**Work required**
Without including any pictures, write out the listing below exactly.

**Raw data**
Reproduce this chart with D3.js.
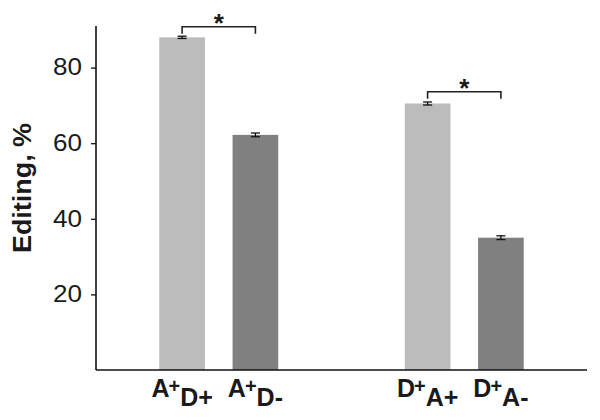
<!DOCTYPE html>
<html>
<head>
<meta charset="utf-8">
<script src="https://cdn.jsdelivr.net/npm/d3@7"></script>
<style>
  body { margin: 0; background: #fff; }
  text { font-family: "Liberation Sans", Arial, sans-serif; }
</style>
</head>
<body>
<svg id="chart" width="600" height="420"></svg>
<script>
// ---- data ----
const groups = ["A", "D"];
const categories = ["A+D+", "A+D-", "D+A+", "D+A-"];
const categoryGroup = ["A", "A", "D", "D"];
const categoryState = ["+", "-", "+", "-"];
const values = [88.0, 62.2, 70.5, 35.0];
const errors = [0.3, 0.5, 0.4, 0.5];
const yTicks = [20, 40, 60, 80];
const sigFrom = [0, 2];
const sigTo = [1, 3];
const sigLevel = [90.8, 73.6];
const sigLabel = ["*", "*"];
const yLabel = "Editing, %";

// ---- layout ----
const svg = d3.select("#chart");
const x0 = 96, x1 = 587, yTop = 26, yBottom = 370;

const y = d3.scaleLinear().domain([0, 91]).range([yBottom, yTop]);
const gx = d3.scaleBand().domain(groups).range([x0, x1]).padding(0);
const bx = d3.scaleBand().domain(["+", "-"]).range([0, gx.bandwidth()])
  .paddingInner(0.377).paddingOuter(0.863);
const colors = d3.scaleOrdinal().domain(["+", "-"]).range(["#bcbcbc", "#808080"]);

const barX = i => gx(categoryGroup[i]) + bx(categoryState[i]);
const barC = i => barX(i) + bx.bandwidth() / 2;

// bars
svg.append("g").selectAll("rect").data(values).join("rect")
  .attr("x", (d, i) => barX(i))
  .attr("y", d => y(d))
  .attr("width", bx.bandwidth())
  .attr("height", d => y(0) - y(d))
  .attr("fill", (d, i) => colors(categoryState[i]));

// error bars
const eg = svg.append("g").attr("stroke", "#111").attr("stroke-width", 1.3);
values.forEach((v, i) => {
  const cx = barC(i), hw = 4.5;
  eg.append("line").attr("x1", cx).attr("x2", cx).attr("y1", y(v + errors[i])).attr("y2", y(v - errors[i]));
  eg.append("line").attr("x1", cx - hw).attr("x2", cx + hw).attr("y1", y(v + errors[i])).attr("y2", y(v + errors[i]));
  eg.append("line").attr("x1", cx - hw).attr("x2", cx + hw).attr("y1", y(v - errors[i])).attr("y2", y(v - errors[i]));
});

// y axis
const yAxis = d3.axisLeft(y).tickValues(yTicks).tickSize(5).tickSizeOuter(0).tickPadding(9);
const ya = svg.append("g").attr("transform", `translate(${x0},0)`).call(yAxis);
ya.select(".domain").remove();
ya.selectAll(".tick line").attr("stroke", "#111").attr("stroke-width", 1.3);
ya.selectAll(".tick text").attr("font-size", 23).attr("fill", "#1a1a1a")
  .attr("font-family", "'Liberation Sans', Arial, sans-serif")
  .attr("textLength", 29).attr("lengthAdjust", "spacingAndGlyphs");
svg.append("line").attr("x1", x0).attr("x2", x0).attr("y1", y.range()[1]).attr("y2", yBottom)
  .attr("stroke", "#111").attr("stroke-width", 1.6);
// x axis
svg.append("line").attr("x1", x0).attr("x2", x1).attr("y1", yBottom).attr("y2", yBottom)
  .attr("stroke", "#111").attr("stroke-width", 1.6);

// x labels
categories.forEach((c, i) => {
  const t = svg.append("text")
    .attr("x", barC(i)).attr("y", 397)
    .attr("text-anchor", "middle")
    .attr("font-weight", "bold").attr("font-size", 25).attr("fill", "#1a1a1a");
  t.append("tspan").text(c[0]);
  t.append("tspan").attr("font-size", 20).attr("dy", -4).attr("dx", -1).text(c[1]);
  t.append("tspan").attr("dy", 13).text(c.slice(2));
});

// y label
svg.append("text")
  .attr("transform", `translate(31,188) rotate(-90)`)
  .attr("text-anchor", "middle")
  .attr("font-weight", "bold").attr("font-size", 25).attr("fill", "#1a1a1a")
  .attr("textLength", 130).attr("lengthAdjust", "spacingAndGlyphs")
  .text(yLabel);

// significance brackets
const sg = svg.append("g");
sigFrom.forEach((f, k) => {
  const xa = barC(f), xb = barC(sigTo[k]), yy = y(sigLevel[k]), leg = 7;
  sg.append("path")
    .attr("d", `M${xa},${yy + leg}V${yy}H${xb}V${yy + leg}`)
    .attr("fill", "none").attr("stroke", "#222").attr("stroke-width", 1.6);
  sg.append("text").attr("x", (xa + xb) / 2).attr("y", yy + 5)
    .attr("text-anchor", "middle").attr("font-weight", "bold").attr("font-size", 26)
    .attr("fill", "#1a1a1a").text(sigLabel[k]);
});
</script>
</body>
</html>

**Written answer**
Reproduce this chart with D3.js.
<!DOCTYPE html>
<html>
<head>
<meta charset="utf-8">
<script src="https://cdn.jsdelivr.net/npm/d3@7"></script>
<style>
  body { margin: 0; background: #fff; }
  text { font-family: "Liberation Sans", Arial, sans-serif; }
</style>
</head>
<body>
<svg id="chart" width="600" height="420"></svg>
<script>
// ---- data ----
const groups = ["A", "D"];
const categories = ["A+D+", "A+D-", "D+A+", "D+A-"];
const categoryGroup = ["A", "A", "D", "D"];
const categoryState = ["+", "-", "+", "-"];
const values = [88.0, 62.2, 70.5, 35.0];
const errors = [0.3, 0.5, 0.4, 0.5];
const yTicks = [20, 40, 60, 80];
const sigFrom = [0, 2];
const sigTo = [1, 3];
const sigLevel = [90.8, 73.6];
const sigLabel = ["*", "*"];
const yLabel = "Editing, %";

// ---- layout ----
const svg = d3.select("#chart");
const x0 = 96, x1 = 587, yTop = 26, yBottom = 370;

const y = d3.scaleLinear().domain([0, 91]).range([yBottom, yTop]);
const gx = d3.scaleBand().domain(groups).range([x0, x1]).padding(0);
const bx = d3.scaleBand().domain(["+", "-"]).range([0, gx.bandwidth()])
  .paddingInner(0.377).paddingOuter(0.863);
const colors = d3.scaleOrdinal().domain(["+", "-"]).range(["#bcbcbc", "#808080"]);

const barX = i => gx(categoryGroup[i]) + bx(categoryState[i]);
const barC = i => barX(i) + bx.bandwidth() / 2;

// bars
svg.append("g").selectAll("rect").data(values).join("rect")
  .attr("x", (d, i) => barX(i))
  .attr("y", d => y(d))
  .attr("width", bx.bandwidth())
  .attr("height", d => y(0) - y(d))
  .attr("fill", (d, i) => colors(categoryState[i]));

// error bars
const eg = svg.append("g").attr("stroke", "#111").attr("stroke-width", 1.3);
values.forEach((v, i) => {
  const cx = barC(i), hw = 4.5;
  eg.append("line").attr("x1", cx).attr("x2", cx).attr("y1", y(v + errors[i])).attr("y2", y(v - errors[i]));
  eg.append("line").attr("x1", cx - hw).attr("x2", cx + hw).attr("y1", y(v + errors[i])).attr("y2", y(v + errors[i]));
  eg.append("line").attr("x1", cx - hw).attr("x2", cx + hw).attr("y1", y(v - errors[i])).attr("y2", y(v - errors[i]));
});

// y axis
const yAxis = d3.axisLeft(y).tickValues(yTicks).tickSize(5).tickSizeOuter(0).tickPadding(9);
const ya = svg.append("g").attr("transform", `translate(${x0},0)`).call(yAxis);
ya.select(".domain").remove();
ya.selectAll(".tick line").attr("stroke", "#111").attr("stroke-width", 1.3);
ya.selectAll(".tick text").attr("font-size", 23).attr("fill", "#1a1a1a")
  .attr("font-family", "'Liberation Sans', Arial, sans-serif")
  .attr("textLength", 29).attr("lengthAdjust", "spacingAndGlyphs");
svg.append("line").attr("x1", x0).attr("x2", x0).attr("y1", y.range()[1]).attr("y2", yBottom)
  .attr("stroke", "#111").attr("stroke-width", 1.6);
// x axis
svg.append("line").attr("x1", x0).attr("x2", x1).attr("y1", yBottom).attr("y2", yBottom)
  .attr("stroke", "#111").attr("stroke-width", 1.6);

// x labels
categories.forEach((c, i) => {
  const t = svg.append("text")
    .attr("x", barC(i)).attr("y", 397)
    .attr("text-anchor", "middle")
    .attr("font-weight", "bold").attr("font-size", 25).attr("fill", "#1a1a1a");
  t.append("tspan").text(c[0]);
  t.append("tspan").attr("font-size", 20).attr("dy", -4).attr("dx", -1).text(c[1]);
  t.append("tspan").attr("dy", 13).text(c.slice(2));
});

// y label
svg.append("text")
  .attr("transform", `translate(31,188) rotate(-90)`)
  .attr("text-anchor", "middle")
  .attr("font-weight", "bold").attr("font-size", 25).attr("fill", "#1a1a1a")
  .attr("textLength", 130).attr("lengthAdjust", "spacingAndGlyphs")
  .text(yLabel);

// significance brackets
const sg = svg.append("g");
sigFrom.forEach((f, k) => {
  const xa = barC(f), xb = barC(sigTo[k]), yy = y(sigLevel[k]), leg = 7;
  sg.append("path")
    .attr("d", `M${xa},${yy + leg}V${yy}H${xb}V${yy + leg}`)
    .attr("fill", "none").attr("stroke", "#222").attr("stroke-width", 1.6);
  sg.append("text").attr("x", (xa + xb) / 2).attr("y", yy + 5)
    .attr("text-anchor", "middle").attr("font-weight", "bold").attr("font-size", 26)
    .attr("fill", "#1a1a1a").text(sigLabel[k]);
});
</script>
</body>
</html>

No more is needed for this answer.